II - em legítima defesa;

III - em estrito cumprimento de dever legal ou no exercício regular de direito.

...

Art. 25 - Entende-se em legítima defesa quem, usando moderadamente dos meios necessários, repele injusta agressão, atual ou iminente, a direito seu ou de outrem.

Importante destacar que o STF julgou parcialmente procedente a ADPF 779, declarando inconstitucional a tese da legítima defesa da honra, por contrariar os princípios constitucionais da dignidade da pessoa humana, da proteção da vida e da igualdade de gênero.

Nesse mesmo julgamento, a Suprema Corte proibiu que a defesa, a acusação, a autoridade policial e o juízo utilizem, direta ou indiretamente, a tese de legítima defesa da honra (ou qualquer argumento que induza à tese) nas fases pré-processual ou processual penais, bem como durante o julgamento perante o tribunal do júri, sob pena de nulidade do ato e do julgamento.

Constou no acórdão da referida ADPF:

A “legítima defesa da honra” é recurso argumentativo/retórico odioso, desumano e cruel utilizado pelas defesas de acusados de feminicídio ou agressões contra a mulher para imputar às vítimas a causa de suas próprias mortes ou lesões. Constitui-se em ranço, na retórica de alguns operadores do direito, de institucionalização da desigualdade entre homens e mulheres e de tolerância e naturalização da violência doméstica, as quais não têm guarida na Constituição de 1988.

Referido recurso viola a dignidade da pessoa humana e os direitos à vida e à igualdade entre homens e mulheres (art. 1º, inciso III, e art. 5º,caput e inciso I, da CF/88), pilares da ordem constitucional brasileira. A ofensa a esses direitos concretiza-se, sobretudo, no estímulo à perpetuação do feminicídio e da violência contra a mulher.
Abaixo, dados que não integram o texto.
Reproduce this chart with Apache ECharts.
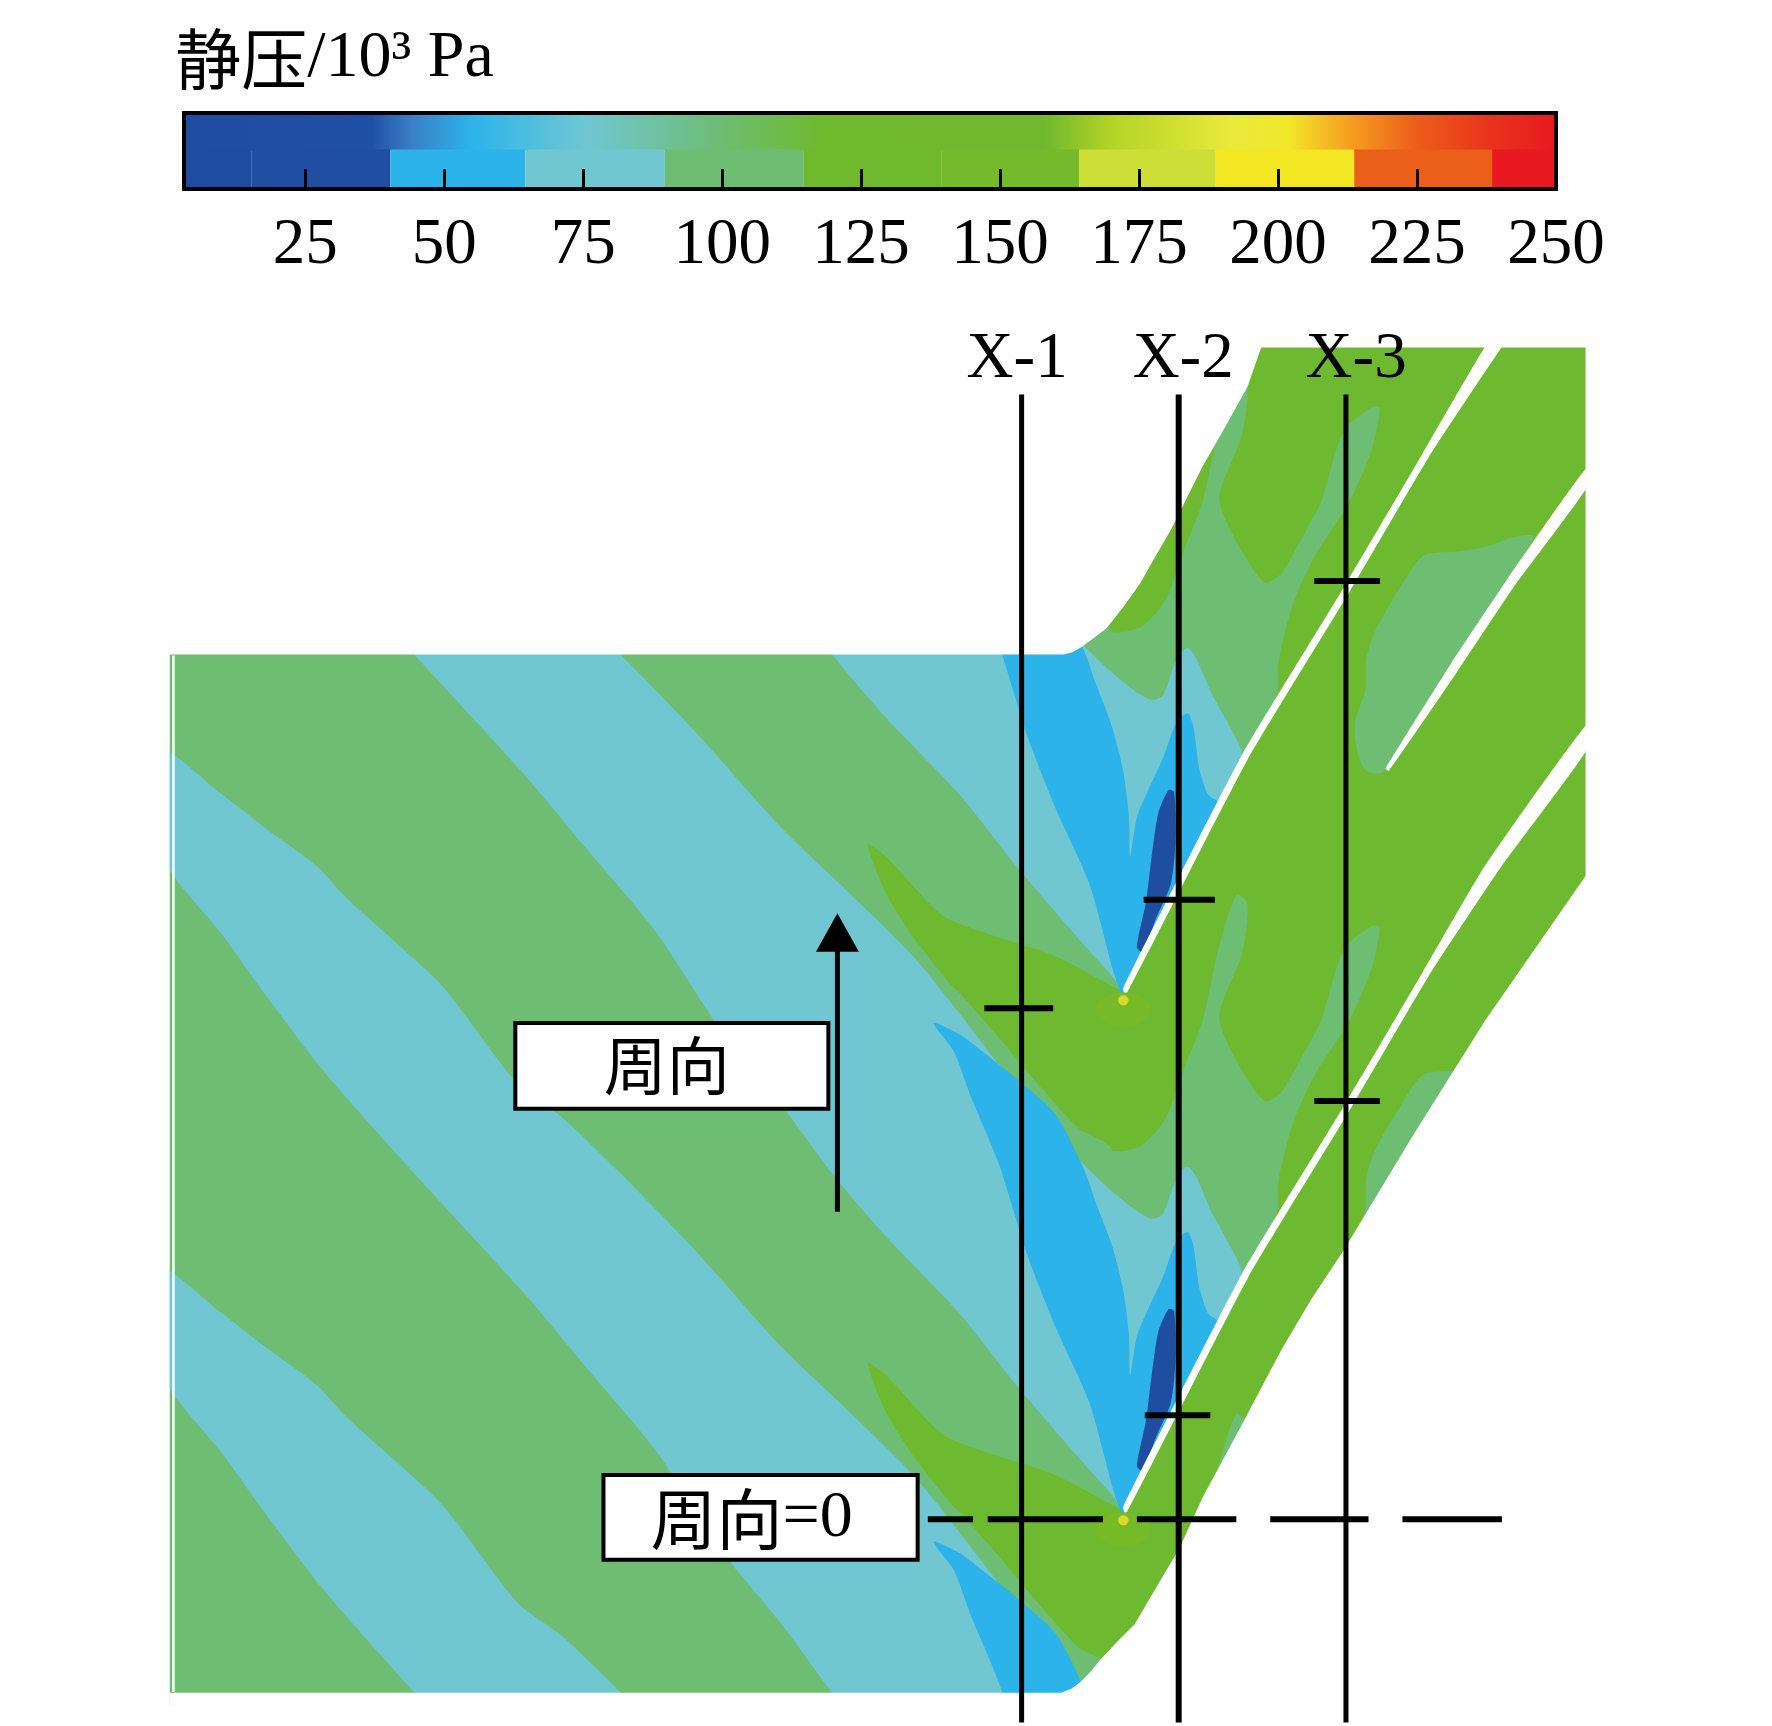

O acolhimento da tese teria o potencial de estimular práticas violentas contra as mulheres ao exonerar seus perpetradores da devida sanção.

Intolerância política

Uma discussão que dominou a opinião pública, e acabou sendo utilizada como fundamento da sentença, foi a questão da intolerância política, ou seja, o crime teria ocorrido pelo ódio à ideologia política do adversário.

O assassino, bolsonarista, não teria gostado do petista ter feito uma festa de aniversário com o tema acerca de Lula. Isso gerou o ataque brutal.

Tramita no Senado Federal um Projeto de Lei (PL nº 2.885/2022) que torna crime a intolerância política, prevendo punições para diversos tipos de condutas.

A proposta classifica como homicídio qualificado aquele praticado por motivação de intolerância política, podendo dar até 30 anos de reclusão. Nessa condição, passa a ser também um crime hediondo, o que o torna inafiançável e insuscetível de graça, indulto ou anistia, fiança e liberdade provisória.

Conclusão

Necessitamos de ações, posturas e exemplos, tanto do poder público quanto da sociedade, menos intolerantes e menos polarizadas, onde a pluralidade de ideias, pensamentos e ideologias, seja não só permitida, mas principalmente fomentada, incentivada.

O fato, infeliz e trágico, reflete um tema que pode ser cobrado em provas de direito constitucional, direito penal e processo penal.